Perhaps even a position in the charts. Hasn't it occurred
to the Powers That Be that there are other ways of getting
people to buy your games -- like programming them well,
for starters.
Wouldn't
it be nice for once if someone spent their money on
buying up license rights and then actually went ahead
and developed a game that was -- for example -- up to
Pawn standards!
Or
is it that once the rights have been bought there isn't
any money left over for the program itself. If that's
the case, then how about a little originality -- at
least you don't have to pay for ideas that you come
up with yourself.
Or
don't we have any?
As
for US Gold -- I can give them one idea for free. If
they keep coming up with stuff like this, then pretty
soon no-one's going to touch their product with a barge-pole.

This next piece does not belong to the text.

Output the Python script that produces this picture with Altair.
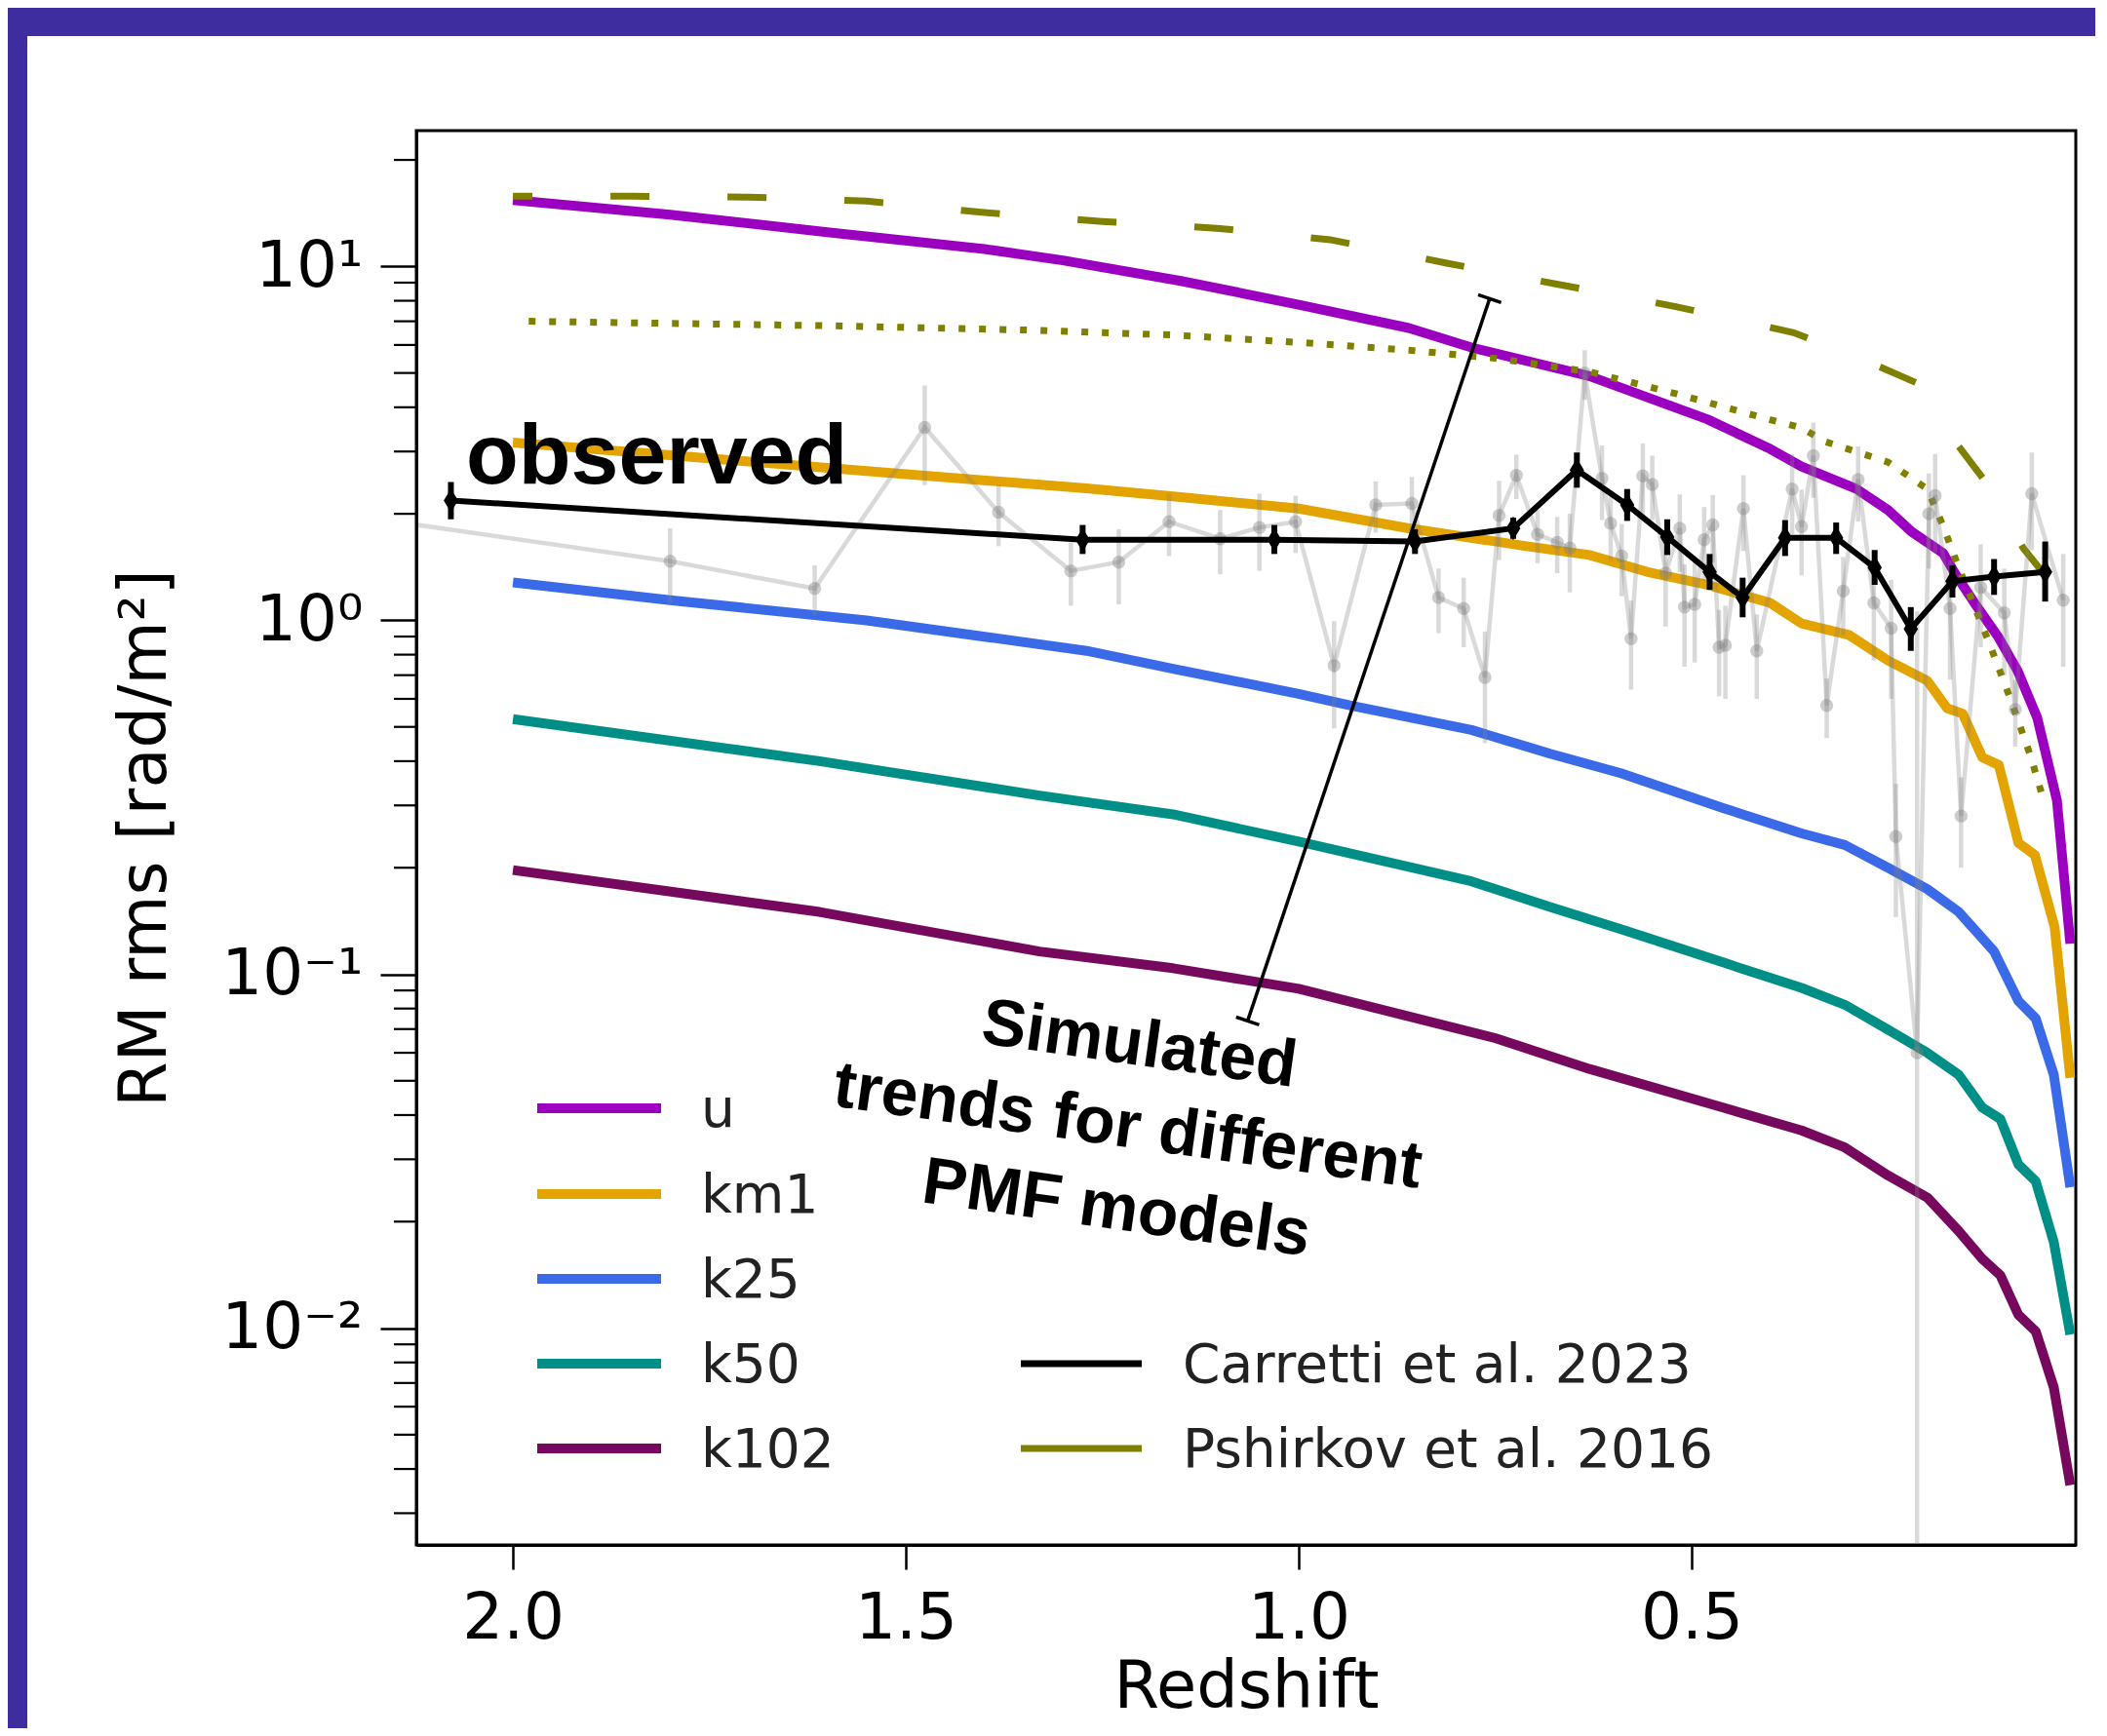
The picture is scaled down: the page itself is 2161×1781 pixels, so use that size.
import altair as alt
import pandas as pd

# ---------------- data ----------------
model_names = ["u", "km1", "k25", "k50", "k102"]
model_colors = ["#9b00c0", "#e3a300", "#3a6ae8", "#008f87", "#76085e"]

u_z = [2.0, 1.8, 1.6, 1.4, 1.3, 1.15, 1.0, 0.86, 0.78, 0.63, 0.48, 0.40, 0.36, 0.29, 0.25, 0.22, 0.18, 0.165, 0.14, 0.11, 0.085, 0.06, 0.035, 0.018]
u_v = [15.4, 14.0, 12.5, 11.2, 10.4, 9.1, 7.8, 6.7, 5.9, 4.9, 3.7, 3.05, 2.72, 2.35, 2.05, 1.78, 1.55, 1.36, 1.12, 0.9, 0.72, 0.53, 0.31, 0.122]

km1_z = [2.0, 1.8, 1.55, 1.27, 1.16, 1.0, 0.86, 0.71, 0.63, 0.556, 0.48, 0.40, 0.36, 0.30, 0.25, 0.2, 0.175, 0.155, 0.13, 0.109, 0.084, 0.063, 0.038, 0.018]
km1_v = [3.18, 2.93, 2.64, 2.36, 2.24, 2.07, 1.82, 1.62, 1.53, 1.37, 1.26, 1.12, 0.98, 0.91, 0.77, 0.675, 0.565, 0.545, 0.41, 0.39, 0.235, 0.217, 0.136, 0.051]

k25_z = [2.0, 1.8, 1.55, 1.27, 1.16, 1.0, 0.935, 0.78, 0.68, 0.59, 0.46, 0.36, 0.305, 0.25, 0.2, 0.16, 0.115, 0.084, 0.062, 0.039, 0.018]
k25_v = [1.28, 1.14, 1.0, 0.82, 0.73, 0.62, 0.575, 0.49, 0.42, 0.37, 0.295, 0.25, 0.232, 0.2, 0.174, 0.15, 0.116, 0.084, 0.075, 0.052, 0.025]

k50_z = [2.0, 1.61, 1.33, 1.16, 1.0, 0.78, 0.68, 0.59, 0.46, 0.36, 0.305, 0.25, 0.2, 0.16, 0.13, 0.107, 0.084, 0.062, 0.039, 0.018]
k50_v = [0.526, 0.40, 0.32, 0.283, 0.237, 0.183, 0.155, 0.134, 0.108, 0.0915, 0.082, 0.0697, 0.06, 0.052, 0.042, 0.039, 0.029, 0.026, 0.0175, 0.0096]

k102_z = [2.0, 1.61, 1.33, 1.16, 1.0, 0.75, 0.63, 0.46, 0.36, 0.305, 0.25, 0.2, 0.16, 0.13, 0.107, 0.084, 0.062, 0.039, 0.018]
k102_v = [0.197, 0.15, 0.116, 0.104, 0.091, 0.066, 0.054, 0.042, 0.0362, 0.0324, 0.027, 0.0234, 0.0188, 0.0157, 0.0141, 0.0109, 0.0098, 0.0068, 0.0036]

pshirkov_z = [2.0, 1.85, 1.7, 1.55, 1.4, 1.25, 1.1, 0.96, 0.81, 0.67, 0.52, 0.37, 0.26, 0.21, 0.16, 0.128, 0.078, 0.05]
pshirkov_v = [15.8, 15.8, 15.7, 15.3, 14.2, 13.4, 12.8, 11.9, 10.2, 8.9, 7.7, 6.5, 5.2, 4.65, 3.1, 2.5, 1.6, 1.34]

dotted_z = [1.98, 1.6, 1.33, 1.16, 1.0, 0.86, 0.75, 0.63, 0.52, 0.40, 0.36, 0.33, 0.25, 0.2, 0.18, 0.16, 0.12, 0.093, 0.068, 0.051]
dotted_v = [7.0, 6.8, 6.6, 6.4, 6.1, 5.8, 5.5, 5.04, 4.37, 3.69, 3.5, 3.2, 2.8, 2.35, 1.85, 1.41, 0.85, 0.59, 0.41, 0.305]

grey_z = [2.30, 1.80, 1.616, 1.476, 1.382, 1.29, 1.229, 1.165, 1.10, 1.05, 1.004, 0.955, 0.902, 0.856,
          0.822, 0.79, 0.763, 0.745, 0.723, 0.696, 0.671, 0.655, 0.636, 0.614, 0.603, 0.589, 0.577,
          0.562, 0.55, 0.533, 0.515, 0.509, 0.496, 0.484, 0.473, 0.465, 0.457, 0.434, 0.417, 0.372,
          0.36, 0.345, 0.328, 0.307, 0.288, 0.268, 0.246, 0.24, 0.213, 0.198, 0.19, 0.171, 0.157,
          0.132, 0.102, 0.088, 0.067, 0.027]
grey_v = [2.12, 1.47, 1.23, 3.51, 2.02, 1.38, 1.46, 1.90, 1.70, 1.83, 1.90, 0.745, 2.12, 2.14,
          1.16, 1.08, 0.69, 1.98, 2.57, 1.75, 1.66, 1.6, 5.0, 2.52, 1.88, 1.52, 0.887,
          2.56, 2.42, 1.36, 1.82, 1.09, 1.11, 1.69, 1.86, 0.84, 0.85, 2.07, 0.82, 2.35,
          1.84, 2.92, 0.575, 1.21, 2.5, 1.12, 0.95, 0.245, 0.06, 2.0, 2.25, 1.08, 0.28,
          1.24, 1.05, 0.56, 2.28, 1.14]
grey_err = [0.5, 0.35, 0.2, 1.1, 0.4, 0.28, 0.35, 0.38, 0.35, 0.45, 0.35, 0.25, 0.35, 0.4,
            0.24, 0.24, 0.24, 0.5, 0.37, 0.3, 0.3, 0.4, 0.8, 0.6, 0.4, 0.35, 0.25,
            0.6, 0.5, 0.4, 0.45, 0.35, 0.35, 0.4, 0.4, 0.23, 0.25, 0.5, 0.22, 0.6,
            0.5, 0.7, 0.11, 0.3, 0.6, 0.35, 0.35, 0.1, 1.0, 0.6, 0.7, 0.4, 0.08,
            0.4, 0.35, 0.12, 0.7, 0.4]

carretti_z = [2.079, 1.275, 1.031, 0.852, 0.727, 0.646, 0.582, 0.531, 0.477, 0.435, 0.381, 0.316, 0.267, 0.221, 0.168, 0.115, 0.050]
carretti_v = [2.18, 1.69, 1.69, 1.67, 1.82, 2.66, 2.12, 1.72, 1.37, 1.16, 1.71, 1.71, 1.41, 0.946, 1.29, 1.33, 1.37]
carretti_lo = [1.93, 1.54, 1.54, 1.54, 1.70, 2.37, 1.91, 1.53, 1.22, 1.02, 1.52, 1.54, 1.26, 0.82, 1.16, 1.18, 1.13]
carretti_hi = [2.46, 1.86, 1.86, 1.81, 1.95, 2.98, 2.35, 1.93, 1.54, 1.32, 1.92, 1.89, 1.58, 1.09, 1.43, 1.49, 1.67]

x_ticks = [0.5, 1.0, 1.5, 2.0]
y_ticks = [0.01, 0.1, 1, 10]
y_minor = [0.003, 0.004, 0.005, 0.006, 0.007, 0.008, 0.009,
           0.02, 0.03, 0.04, 0.05, 0.06, 0.07, 0.08, 0.09,
           0.2, 0.3, 0.4, 0.5, 0.6, 0.7, 0.8, 0.9,
           2, 3, 4, 5, 6, 7, 8, 9, 20]

legend_models = model_names
legend_refs = ["Carretti et al. 2023", "Pshirkov et al. 2016"]
legend_ref_colors = ["black", "#808000"]

annot_z = [0.757, 1.065]
annot_v = [8.11, 0.0738]

# ---------------- styling ----------------
W, H = 1702, 1451
PAD = {"left": 419, "top": 126, "right": 20, "bottom": 188}
PURPLE = "#3e2d9e"
OLIVE = "#808000"
FONT = "DejaVu Sans"
BOLD = "Liberation Sans"
THIN_DIAMOND = "M0,-1L0.6,0L0,1L-0.6,0Z"

X_SCALE = alt.Scale(domain=[0.011, 2.123], reverse=True, nice=False, zero=False)
Y_SCALE = alt.Scale(type="log", domain=[0.00244, 24.2], nice=False)

x_axis = alt.Axis(values=x_ticks, format=".1f", title="Redshift", grid=False,
                  tickSize=25, tickWidth=2.5, tickColor="black",
                  domainColor="black", domainWidth=3,
                  labelFont=FONT, labelFontSize=66, labelColor="black", labelPadding=18,
                  labelFlush=False,
                  titleFont=FONT, titleFontSize=67, titleFontWeight="normal", titleColor="black",
                  titleBaseline="alphabetic", titleY=166, zindex=1)
y_axis = alt.Axis(values=y_ticks, title="RM rms [rad/m²]", grid=False,
                  labelExpr="datum.value > 5 ? '10¹' : datum.value > 0.5 ? '10⁰' : datum.value > 0.05 ? '10⁻¹' : '10⁻²'",
                  tickSize=37, tickWidth=2.5, tickColor="black",
                  domainColor="black", domainWidth=3,
                  labelFont=FONT, labelFontSize=66, labelColor="black", labelPadding=18,
                  labelFlush=False,
                  titleFont=FONT, titleFontSize=67, titleFontWeight="normal", titleColor="black",
                  titleAngle=-90, titleX=-278, titleY=H / 2, titleAlign="center", titleBaseline="middle",
                  zindex=1)


def X(f):
    return alt.X(f"{f}:Q", scale=X_SCALE, axis=x_axis)


def Y(f):
    return alt.Y(f"{f}:Q", scale=Y_SCALE, axis=y_axis)


one = pd.DataFrame({"a": [0]})

# slide border strips
strip_left = alt.Chart(one).mark_rect(color=PURPLE).encode(
    x=alt.value(-PAD["left"]), x2=alt.value(-399), y=alt.value(-PAD["top"]), y2=alt.value(H + PAD["bottom"]))
strip_top = alt.Chart(one).mark_rect(color=PURPLE).encode(
    x=alt.value(-PAD["left"]), x2=alt.value(W + PAD["right"]), y=alt.value(-PAD["top"]), y2=alt.value(-97))

# minor ticks
minor = alt.Chart(pd.DataFrame({"t": y_minor})).mark_rule(color="black", strokeWidth=2.2).encode(
    y=Y("t"), x=alt.value(-23), x2=alt.value(0))

# model curves
rows = []
for name, zs, vs in [("u", u_z, u_v), ("km1", km1_z, km1_v), ("k25", k25_z, k25_v),
                     ("k50", k50_z, k50_v), ("k102", k102_z, k102_v)]:
    for a, b in zip(zs, vs):
        rows.append({"model": name, "z": a, "v": b})
df_models = pd.DataFrame(rows)
models = alt.Chart(df_models).mark_line(strokeWidth=10, clip=True, strokeJoin="round").encode(
    x=X("z"), y=Y("v"),
    color=alt.Color("model:N", scale=alt.Scale(domain=model_names, range=model_colors), legend=None),
    detail="model:N")

pshirkov = alt.Chart(pd.DataFrame({"z": pshirkov_z, "v": pshirkov_v})).mark_line(
    color=OLIVE, strokeWidth=7, strokeDash=[40, 80], strokeDashOffset=20, clip=True).encode(x=X("z"), y=Y("v"))
dotted = alt.Chart(pd.DataFrame({"z": dotted_z, "v": dotted_v})).mark_line(
    color=OLIVE, strokeWidth=7, strokeDash=[7, 14], clip=True).encode(x=X("z"), y=Y("v"))

# grey individual measurements
df_grey = pd.DataFrame({"z": grey_z, "v": grey_v, "e": grey_err})
df_grey["lo"] = (df_grey["v"] - df_grey["e"]).clip(lower=1e-4)
df_grey["hi"] = df_grey["v"] + df_grey["e"]
grey_err_l = alt.Chart(df_grey).mark_rule(color="#808080", opacity=0.3, strokeWidth=4.5, clip=True).encode(
    x=X("z"), y=Y("lo"), y2="hi:Q")
grey_line = alt.Chart(df_grey).mark_line(color="#808080", opacity=0.3, strokeWidth=4.5, clip=True).encode(
    x=X("z"), y=Y("v"))
grey_pts = alt.Chart(df_grey).mark_point(shape="circle", filled=True, size=180, color="#808080",
                                         opacity=0.4, clip=True).encode(x=X("z"), y=Y("v"))

# Carretti et al. 2023
df_c = pd.DataFrame({"z": carretti_z, "v": carretti_v, "lo": carretti_lo, "hi": carretti_hi})
c_err = alt.Chart(df_c).mark_rule(color="black", strokeWidth=6).encode(x=X("z"), y=Y("lo"), y2="hi:Q")
c_line = alt.Chart(df_c).mark_line(color="black", strokeWidth=6).encode(x=X("z"), y=Y("v"))
c_pts = alt.Chart(df_c).mark_point(shape=THIN_DIAMOND, filled=True, size=600, color="black", opacity=1).encode(
    x=X("z"), y=Y("v"))

# annotations
df_ann = pd.DataFrame({"z": [annot_z[0]], "v": [annot_v[0]], "z2": [annot_z[1]], "v2": [annot_v[1]]})
ann_line = alt.Chart(df_ann).mark_rule(color="black", strokeWidth=3.5).encode(
    x=X("z"), y=Y("v"), x2="z2:Q", y2="v2:Q")
ann_caps = alt.Chart(pd.DataFrame({"z": annot_z, "v": annot_v})).mark_point(
    shape="stroke", angle=18.5, size=620, strokeWidth=3.5, color="black", opacity=1).encode(x=X("z"), y=Y("v"))

observed = alt.Chart(pd.DataFrame({"z": [2.0596], "v": [2.431]})).mark_text(
    text="observed", font=BOLD, fontWeight="bold", fontSize=88, align="left", baseline="alphabetic",
    color="black").encode(x=X("z"), y=Y("v"))
simulated = alt.Chart(pd.DataFrame({"z": [1.2029], "v": [0.0629]})).mark_text(
    text=["Simulated", "trends for different", "PMF models"], font=BOLD, fontWeight="bold", fontSize=68,
    lineHeight=85, align="center", baseline="middle", angle=8, color="black").encode(x=X("z"), y=Y("v"))

# manual legend
legend_layers = []
row_y = [1003, 1091, 1178, 1265, 1352]
for i, (name, col) in enumerate(zip(legend_models, model_colors)):
    legend_layers.append(alt.Chart(one).mark_rule(color=col, strokeWidth=10).encode(
        x=alt.value(124), x2=alt.value(251), y=alt.value(row_y[i])))
    legend_layers.append(alt.Chart(one).mark_text(text=name, font=FONT, fontSize=55, align="left",
                                                  baseline="middle", color="#222222").encode(
        x=alt.value(292), y=alt.value(row_y[i] + 2)))
for j, (name, col) in enumerate(zip(legend_refs, legend_ref_colors)):
    yy = row_y[3 + j]
    legend_layers.append(alt.Chart(one).mark_rule(color=col, strokeWidth=7).encode(
        x=alt.value(620), x2=alt.value(744), y=alt.value(yy)))
    legend_layers.append(alt.Chart(one).mark_text(text=name, font=FONT, fontSize=55, align="left",
                                                  baseline="middle", color="#222222").encode(
        x=alt.value(786), y=alt.value(yy + 2)))

chart = alt.layer(
    strip_left, strip_top, minor, models, pshirkov, dotted,
    grey_err_l, grey_line, grey_pts, c_err, c_line, c_pts,
    ann_line, ann_caps, observed, simulated, *legend_layers
).properties(
    width=W, height=H,
    autosize=alt.AutoSizeParams(type="none"),
    padding=PAD,
).configure(background="white").configure_view(stroke="black", strokeWidth=3)

chart.save("out.html", embed_options={"renderer": "svg", "actions": False})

No matter how much money they spend on licenses.
Come
on Adventuresoft -- you've got the talents if you want
to use them -- have a bit more confidence in your own
ideas, stop wasting money on licenses, spend it on game
development and start winning customers instead of trying
to buy them.
Finally
-- I suppose it's just possible that I've got it all
wrong and this game is really what everybody out there
is waiting for. If this is the case, write and tell
me, and I'll give up adventuring right now and retire
to Disneyland (Trade Mark -- Walt Disney).